The Great Lakes is an area of five freshwater lakes located in North America between the USA and Canada. These lakes are named: Superior. Huron. Michigan. Erie, and Ontario. Four of the lakes are half shared by Canada and the other half shared by the USA. The only lake wholly inside the USA is Lake Michigan. Since the time of the 17th century to now, there have been thousands and thousands of ships and barges that sunk in these vast waters.
This article shall mention a few of the oldest sunken ships and their discoveries. Lake Ontario. USA side: the HMS Ontario sunk in a storm on October 31, Halloween, 1780, during the American Revolutionary War for Independence. A British 22 gun brig sloop, and 80 feet in length; the largest British warship on the Great Lakes at the time. The British battleship is the oldest shipwreck on the Great Lakes and the only fully intact British warship ever located. The HMS Ontario remains the property of the United Kingdom and is a war grave. The ship sank only hours into its voyage. Deaths: estimated to be 120, said to be men, women, children and prisoners on board including four Native American Indians. The remains have been reported to be discovered in deep waters nearly intact by two shipwreck enthusiasts, Jim Kennard and Dan Scoville in 2018 who will not disclose the ships precise location.
Lake Superior, Canada side, the Comet. Sunk on August 21. 1875. A cargo and passenger steam ship that suffered a number of maritime accidents before its final wreck into the Manitoba in Whirefish Bay. Cargo included 70 tons of Montana silver ore, and the “Comet” has been dubbed the only true treasure ship of Lake Superior. Deaths: 10.
Lake Huron, Canada side, the Cirnelia B. Windiate. Sunk November 27, 1875. Iced up by layers of water converging on her deck the ship slowly sunk in a storm after going through the Straits of Mackinac. The Cirnelia B. Windiate, sits upright 185 ft below the surface; at the bottom of Lake Huron, in remarkably preserved condition. Deaths: 9.
Lake Erie, USA side in the state of Ohio. The Lake Serpent, a schooner that has an image of a serpent’s head carved near the front, an unusual feature during that time for ships. The ship sank in 1829 near Kelley’s Island off the Ohio shoreline. The wrecked vessel sits nearly 50 feet (15 meters) below the water’s surface. Deaths: more than 3.

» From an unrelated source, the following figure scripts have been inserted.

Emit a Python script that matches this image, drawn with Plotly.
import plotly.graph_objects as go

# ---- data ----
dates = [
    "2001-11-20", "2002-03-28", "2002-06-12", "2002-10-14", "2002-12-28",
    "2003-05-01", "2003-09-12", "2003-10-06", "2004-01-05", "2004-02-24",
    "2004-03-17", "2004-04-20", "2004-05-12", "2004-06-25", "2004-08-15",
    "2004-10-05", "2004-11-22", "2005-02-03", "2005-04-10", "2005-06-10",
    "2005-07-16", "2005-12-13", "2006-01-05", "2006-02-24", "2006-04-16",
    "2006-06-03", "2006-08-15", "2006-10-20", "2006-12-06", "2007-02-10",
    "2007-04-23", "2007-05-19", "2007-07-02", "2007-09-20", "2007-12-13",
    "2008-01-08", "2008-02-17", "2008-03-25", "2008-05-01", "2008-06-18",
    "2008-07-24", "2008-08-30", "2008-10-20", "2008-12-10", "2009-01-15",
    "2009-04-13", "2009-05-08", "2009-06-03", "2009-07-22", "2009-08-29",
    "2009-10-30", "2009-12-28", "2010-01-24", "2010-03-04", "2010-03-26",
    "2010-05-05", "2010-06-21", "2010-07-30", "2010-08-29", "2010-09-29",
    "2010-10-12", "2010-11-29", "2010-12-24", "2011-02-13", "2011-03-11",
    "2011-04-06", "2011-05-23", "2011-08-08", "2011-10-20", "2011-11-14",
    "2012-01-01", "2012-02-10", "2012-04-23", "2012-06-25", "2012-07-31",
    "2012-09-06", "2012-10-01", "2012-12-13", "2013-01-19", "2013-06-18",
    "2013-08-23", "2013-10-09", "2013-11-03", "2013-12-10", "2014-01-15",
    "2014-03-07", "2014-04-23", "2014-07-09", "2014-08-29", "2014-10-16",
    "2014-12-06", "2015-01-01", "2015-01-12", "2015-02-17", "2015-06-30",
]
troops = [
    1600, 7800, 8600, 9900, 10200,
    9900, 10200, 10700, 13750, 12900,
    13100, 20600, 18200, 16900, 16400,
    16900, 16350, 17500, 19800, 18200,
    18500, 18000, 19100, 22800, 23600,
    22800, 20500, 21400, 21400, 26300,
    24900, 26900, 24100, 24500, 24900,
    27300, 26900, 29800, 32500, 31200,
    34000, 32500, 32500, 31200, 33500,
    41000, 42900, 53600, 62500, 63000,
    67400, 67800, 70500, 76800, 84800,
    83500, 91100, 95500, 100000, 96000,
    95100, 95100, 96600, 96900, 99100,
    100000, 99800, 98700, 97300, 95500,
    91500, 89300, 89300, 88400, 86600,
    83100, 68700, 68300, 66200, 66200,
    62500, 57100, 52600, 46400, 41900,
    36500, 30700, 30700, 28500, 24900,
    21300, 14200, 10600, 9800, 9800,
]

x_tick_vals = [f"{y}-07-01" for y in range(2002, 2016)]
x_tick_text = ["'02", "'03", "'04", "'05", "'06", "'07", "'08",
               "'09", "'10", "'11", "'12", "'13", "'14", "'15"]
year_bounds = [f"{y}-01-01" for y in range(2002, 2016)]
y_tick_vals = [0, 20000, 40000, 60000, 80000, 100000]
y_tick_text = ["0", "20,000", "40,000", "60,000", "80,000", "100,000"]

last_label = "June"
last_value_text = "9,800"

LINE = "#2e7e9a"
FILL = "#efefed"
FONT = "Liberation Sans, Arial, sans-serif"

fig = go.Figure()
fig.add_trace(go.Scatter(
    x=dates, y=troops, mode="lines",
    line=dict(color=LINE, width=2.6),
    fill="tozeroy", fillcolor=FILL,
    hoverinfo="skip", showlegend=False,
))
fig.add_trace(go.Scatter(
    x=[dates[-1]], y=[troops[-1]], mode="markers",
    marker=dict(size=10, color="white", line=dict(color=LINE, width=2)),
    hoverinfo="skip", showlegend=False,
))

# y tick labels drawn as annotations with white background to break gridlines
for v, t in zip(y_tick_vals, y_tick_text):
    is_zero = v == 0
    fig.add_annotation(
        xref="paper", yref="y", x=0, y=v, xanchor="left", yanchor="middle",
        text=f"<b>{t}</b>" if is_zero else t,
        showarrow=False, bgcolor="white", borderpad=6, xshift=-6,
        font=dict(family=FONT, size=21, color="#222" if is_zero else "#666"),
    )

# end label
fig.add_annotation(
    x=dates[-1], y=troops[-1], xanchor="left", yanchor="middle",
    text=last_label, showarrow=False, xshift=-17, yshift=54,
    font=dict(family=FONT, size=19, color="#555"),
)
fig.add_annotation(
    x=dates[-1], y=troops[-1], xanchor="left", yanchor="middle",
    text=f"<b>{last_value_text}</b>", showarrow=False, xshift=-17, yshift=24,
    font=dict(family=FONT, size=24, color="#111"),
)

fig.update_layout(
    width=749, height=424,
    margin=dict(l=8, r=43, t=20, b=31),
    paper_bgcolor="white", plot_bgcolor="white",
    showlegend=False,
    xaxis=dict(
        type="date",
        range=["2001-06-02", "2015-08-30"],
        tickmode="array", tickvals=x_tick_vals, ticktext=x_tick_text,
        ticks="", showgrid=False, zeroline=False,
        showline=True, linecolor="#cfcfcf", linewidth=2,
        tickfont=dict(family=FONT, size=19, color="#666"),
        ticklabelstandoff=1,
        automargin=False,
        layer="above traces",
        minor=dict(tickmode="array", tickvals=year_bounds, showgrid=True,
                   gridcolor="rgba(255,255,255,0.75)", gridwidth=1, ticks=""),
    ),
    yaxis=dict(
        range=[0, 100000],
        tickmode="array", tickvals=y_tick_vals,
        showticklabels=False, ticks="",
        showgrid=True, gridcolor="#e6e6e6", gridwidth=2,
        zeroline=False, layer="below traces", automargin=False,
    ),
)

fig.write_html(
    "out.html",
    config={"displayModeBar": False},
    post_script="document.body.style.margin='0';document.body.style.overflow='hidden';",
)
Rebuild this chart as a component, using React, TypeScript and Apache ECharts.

Lake Michigan, Canada side, the site of presumed shipwreck since the ship believed to have vanished in a violent storm. The ship: Le Griffon (French for The Griffin). Built by French explorer LaSalle on or near Cayone Island on the Niagara River and launched from there in 1679. A 45 ton barque with 7 cannons. The ship vanished after sailing from the island, loaded with 47 furs traded with the Indians during a violent storm in a body of water known as Green Bay in 1679. Believed to have been sunk and the crew killed. Deaths: 6.
The fate of The Griffin is a mystery and Indians threatened to burn it down and kill the crew because of friction between trading turfs and encroachments into “Indian only” lands. But, there is no evidence of the Indians going to that extent and the crew of the Griffin tried to make peace offerings including gifts to various Indian tribes. One theory holds the crew burned the ship, deserted with the furs and sold them, but that concept is very far fetched. The ship sinking in very bad weather is the most prevalent assumption regarding The Griffin. Still some folk say the ship was cursed by the Iroquois prophet Metiomek, and that contributed to her demise.
In 2014, diver Stephen Libert claims to have found the remains of a ship near Poverty Island in northwestern Lake Michigan in only 50 ft. of water.
For hundreds of years, mariners have professed to see the spooky appearance of a ghost ship rise unexpectedly out of the hazy banks of Lake Michigan heading towards them. However just before impact, the Griffon evaporates into the misty air. Others swear that the Griffon can be witnessed on foggy evenings cruising out of Green Bay Harbor.
All of these ship disasters incurred various human deaths which adds a strong ghostly factor to these maritime incidents.